What you should do -> From the first line of the data down to and including the line with "const rInnerCircle = 125;", copy everything exactly, leaving out pictures.

* BEGIN Information supplied *

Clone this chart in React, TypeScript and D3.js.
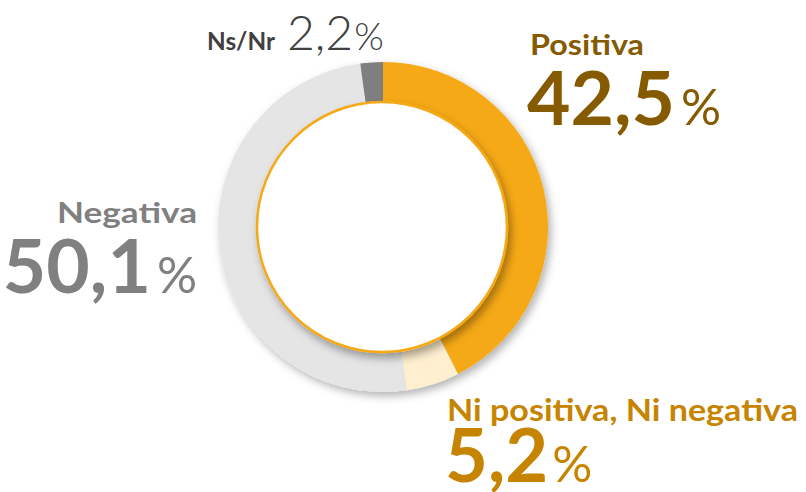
import React from "react";
import * as d3 from "d3";

const categories = ["Positiva", "Ni positiva, Ni negativa", "Negativa", "Ns/Nr"];
const values = [42.5, 5.2, 50.1, 2.2];
const valueLabels = ["42,5", "5,2", "50,1", "2,2"];

const W = 806;
const H = 492;
const cx = 383;
const cy = 227;
const rOuter = 165;
const rInnerCircle = 125;

const color = d3
  .scaleOrdinal<string, string>()
  .domain(categories)
  .range(["#F6A917", "#FDEFCF", "#E5E5E5", "#7F7F7F"]);

export default function App() {
  const pie = d3
    .pie<number>()
    .sort(null)
    .value((d) => d);
  const arcs = pie(values);
  const arc = d3.arc<d3.PieArcDatum<number>>().innerRadius(110).outerRadius(rOuter);
  const font = "Lato, 'Open Sans', sans-serif";

  return (
    <div style={{ position: "absolute", left: 0, top: 0 }}>
      <svg width={W} height={H} style={{ display: "block" }}>
        <defs>
          <filter id="shOuter" x="-20%" y="-20%" width="140%" height="140%">
            <feDropShadow dx="3" dy="4" stdDeviation="4" floodColor="#000" floodOpacity="0.3" />
          </filter>
          <filter id="shInner" x="-20%" y="-20%" width="140%" height="140%">
            <feDropShadow dx="3" dy="5" stdDeviation="4" floodColor="#000" floodOpacity="0.35" />
          </filter>
        </defs>
        <g transform={`translate(${cx},${cy})`}>
          <g filter="url(#shOuter)">
            {arcs.map((a, i) => (
              <path key={i} d={arc(a) || ""} fill={color(categories[i])} />
            ))}
          </g>
          <circle
            r={rInnerCircle}
            cx={-1}
            fill="#fff"
            stroke="#F6A917"
            strokeWidth={2.5}
            filter="url(#shInner)"
          />
        </g>

        {/* Ns/Nr */}
        <text x={207} y={50} fontFamily={font} fontWeight="bold" fontSize={25} fill="#404040"
          textLength={68} lengthAdjust="spacingAndGlyphs">
          {categories[3]}
        </text>
        <text x={287} y={50} fontFamily={font} fill="#404040">
          <tspan fontWeight={300} fontSize={48}>{valueLabels[3]}</tspan>
          <tspan dx={1} fontWeight={300} fontSize={38}>%</tspan>
        </text>

        {/* Negativa */}
        <text x={57} y={223} fontFamily={font} fontWeight="bold" fontSize={28} fill="#808080"
          textLength={140} lengthAdjust="spacingAndGlyphs">
          {categories[2]}
        </text>
        <text x={197} y={293} textAnchor="end" fontFamily={font} fill="#808080">
          <tspan fontWeight="bold" fontSize={75}>{valueLabels[2]}</tspan>
          <tspan dx={6} fontWeight={400} fontSize={50}>%</tspan>
        </text>

        {/* Positiva */}
        <text x={530} y={55} fontFamily={font} fontWeight="bold" fontSize={29} fill="#855A00"
          textLength={114} lengthAdjust="spacingAndGlyphs">
          {categories[0]}
        </text>
        <text x={527} y={125} fontFamily={font} fill="#855A00">
          <tspan fontWeight="bold" fontSize={75}>{valueLabels[0]}</tspan>
          <tspan dx={6} fontWeight={400} fontSize={50}>%</tspan>
        </text>

        {/* Ni positiva, Ni negativa */}
        <text x={447} y={421} fontFamily={font} fontWeight="bold" fontSize={31} fill="#C68400"
          textLength={351} lengthAdjust="spacingAndGlyphs">
          {categories[1]}
        </text>
        <text x={445} y={482} fontFamily={font} fill="#C68400">
          <tspan fontWeight="bold" fontSize={74}>{valueLabels[1]}</tspan>
          <tspan dx={4} fontWeight={400} fontSize={50}>%</tspan>
        </text>
      </svg>
    </div>
  );
}
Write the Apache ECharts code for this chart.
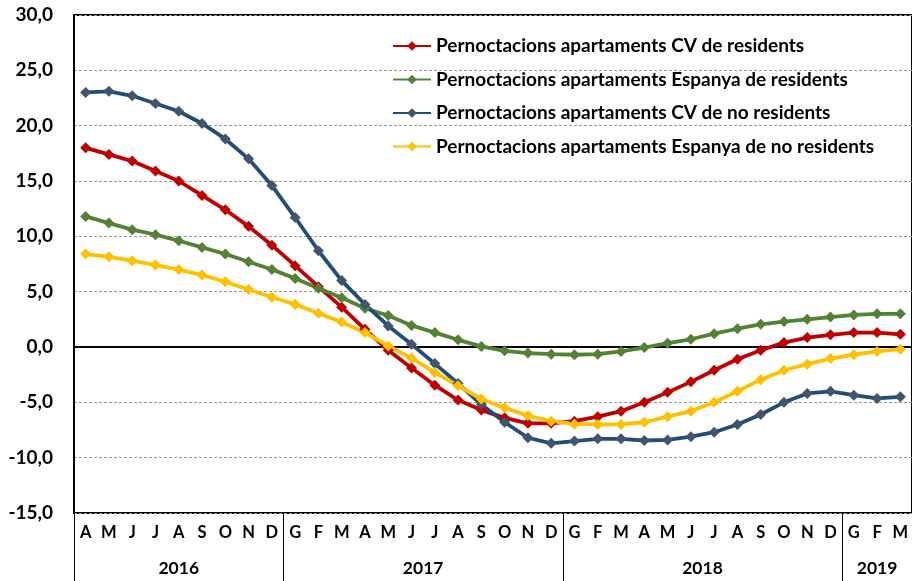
<!DOCTYPE html>
<html>
<head>
<meta charset="utf-8">
<script src="https://cdn.jsdelivr.net/npm/echarts@6/dist/echarts.min.js"></script>
<style>
	html, body { margin: 0; padding: 0; background: #fff; }
	#chart { width: 912px; height: 581px; }
</style>
</head>
<body>
<div id="chart"></div>
<script>
	/* mesos (abril 2016 - març 2019) */
	var months = ['A','M','J','J','A','S','O','N','D',
		'G','F','M','A','M','J','J','A','S','O','N','D',
		'G','F','M','A','M','J','J','A','S','O','N','D',
		'G','F','M'];
	/* anys i nombre de mesos de cada any */
	var years = ['2016', '2017', '2018', '2019'];
	var yearMonths = [9, 12, 12, 3];

	var cvResidents = [18.0, 17.4, 16.8, 15.9, 15.0, 13.7, 12.4, 10.9, 9.2,
		7.35, 5.45, 3.6, 1.6, -0.3, -1.9, -3.45, -4.8, -5.7, -6.4, -6.9, -6.9,
		-6.7, -6.3, -5.8, -5.0, -4.1, -3.15, -2.1, -1.1, -0.3, 0.4, 0.85, 1.1,
		1.3, 1.3, 1.15];
	var espResidents = [11.8, 11.2, 10.6, 10.15, 9.6, 9.0, 8.4, 7.7, 7.0,
		6.2, 5.3, 4.45, 3.5, 2.85, 1.95, 1.3, 0.65, 0.05, -0.35, -0.55, -0.65,
		-0.7, -0.65, -0.4, -0.05, 0.35, 0.7, 1.2, 1.65, 2.05, 2.3, 2.5, 2.7,
		2.9, 3.0, 3.0];
	var cvNoResidents = [23.0, 23.1, 22.7, 22.0, 21.3, 20.2, 18.8, 17.0, 14.6,
		11.7, 8.7, 6.0, 3.85, 1.9, 0.25, -1.5, -3.3, -5.2, -6.8, -8.2, -8.7,
		-8.5, -8.3, -8.3, -8.45, -8.4, -8.1, -7.7, -7.0, -6.1, -5.0, -4.2, -4.0,
		-4.35, -4.65, -4.5];
	var espNoResidents = [8.4, 8.15, 7.8, 7.4, 7.0, 6.5, 5.9, 5.2, 4.5,
		3.85, 3.05, 2.25, 1.3, 0.1, -1.0, -2.3, -3.5, -4.7, -5.5, -6.2, -6.7,
		-6.95, -7.0, -7.0, -6.8, -6.3, -5.8, -5.0, -4.0, -2.95, -2.1, -1.55, -1.05,
		-0.7, -0.4, -0.2];

	var seriesNames = [
		'Pernoctacions apartaments CV de residents',
		'Pernoctacions apartaments Espanya de residents',
		'Pernoctacions apartaments CV de no residents',
		'Pernoctacions apartaments Espanya de no residents'
	];

	/* límits i centres dels anys, per a l'eix inferior */
	var yearBounds = [0];
	var yearCenters = [];
	yearMonths.forEach(function (n, i) {
		var start = yearBounds[i];
		yearBounds.push(start + n);
		yearCenters.push(start + n / 2);
	});

	var font = 'Lato, "Liberation Sans", sans-serif';

	function makeSeries(name, data, lineColor, markColor, extra) {
		var s = {
			name: name,
			type: 'line',
			data: data,
			symbol: 'diamond',
			symbolSize: 11,
			lineStyle: { width: 3.8, color: lineColor },
			itemStyle: { color: markColor },
			z: 3
		};
		for (var k in extra) s[k] = extra[k];
		return s;
	}

	var chart = echarts.init(document.getElementById('chart'));
	chart.setOption({
		animation: false,
		grid: {
			left: 74,
			right: -2,
			top: 15,
			bottom: 68,
			show: true,
			borderColor: '#000',
			borderWidth: 2
		},
		legend: {
			orient: 'vertical',
			left: 387,
			top: 31,
			itemWidth: 38,
			itemHeight: 12,
			itemGap: 13.5,
			textStyle: {
				fontFamily: font,
				fontWeight: 'bold',
				fontSize: 19,
				lineHeight: 20,
				color: '#000'
			},
			data: seriesNames
		},
		xAxis: [{
			type: 'category',
			position: 'bottom',
			data: months,
			boundaryGap: true,
			axisLine: { lineStyle: { color: '#000', width: 2 } },
			axisTick: { show: false },
			axisLabel: {
				interval: 0,
				margin: 11,
				fontFamily: font,
				fontWeight: 'bold',
				fontSize: 16.5,
				color: '#000'
			},
			splitLine: { show: false }
		}, {
			type: 'value',
			position: 'bottom',
			min: 0,
			max: months.length,
			axisLine: { show: false },
			axisTick: {
				show: true,
				inside: false,
				length: 70,
				customValues: yearBounds,
				lineStyle: { color: '#000', width: 1 }
			},
			axisLabel: {
				customValues: yearCenters,
				margin: 46,
				fontFamily: font,
				fontWeight: 'bold',
				fontSize: 17.5,
				color: '#000',
				formatter: function (v) {
					return years[yearCenters.indexOf(v)];
				}
			},
			splitLine: { show: false }
		}],
		yAxis: {
			type: 'value',
			min: -15,
			max: 30,
			interval: 5,
			axisLine: { show: true, lineStyle: { color: '#000', width: 2 } },
			axisTick: { show: false },
			axisLabel: {
				margin: 21,
				fontFamily: font,
				fontWeight: 'bold',
				fontSize: 19,
				color: '#000',
				formatter: function (v) {
					return v.toFixed(1).replace('.', ',');
				}
			},
			splitLine: {
				show: true,
				lineStyle: { color: '#999', type: [3, 2], width: 1 }
			}
		},
		series: [
			makeSeries(seriesNames[0], cvResidents, '#C00000', '#C00000', {
				markLine: {
					silent: true,
					symbol: 'none',
					label: { show: false },
					lineStyle: { color: '#000', type: 'solid', width: 1 },
					data: [{ yAxis: 0 }],
					z: 1
				}
			}),
			makeSeries(seriesNames[1], espResidents, '#548235', '#548235'),
			makeSeries(seriesNames[2], cvNoResidents, '#1F4E79', '#44546A'),
			makeSeries(seriesNames[3], espNoResidents, '#FFC000', '#FFC000')
		]
	});
</script>
</body>
</html>
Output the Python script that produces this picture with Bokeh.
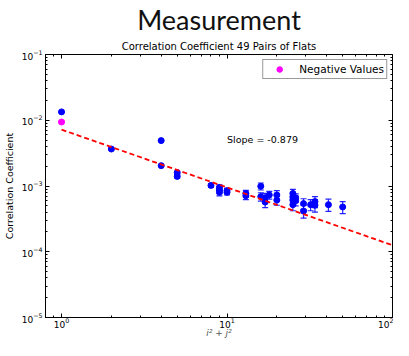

* END Information supplied *

Task answer ->
Clone this chart in React, TypeScript and D3.js.
import React from "react";
import * as d3 from "d3";

const categories = ["Positiva", "Ni positiva, Ni negativa", "Negativa", "Ns/Nr"];
const values = [42.5, 5.2, 50.1, 2.2];
const valueLabels = ["42,5", "5,2", "50,1", "2,2"];

const W = 806;
const H = 492;
const cx = 383;
const cy = 227;
const rOuter = 165;
const rInnerCircle = 125;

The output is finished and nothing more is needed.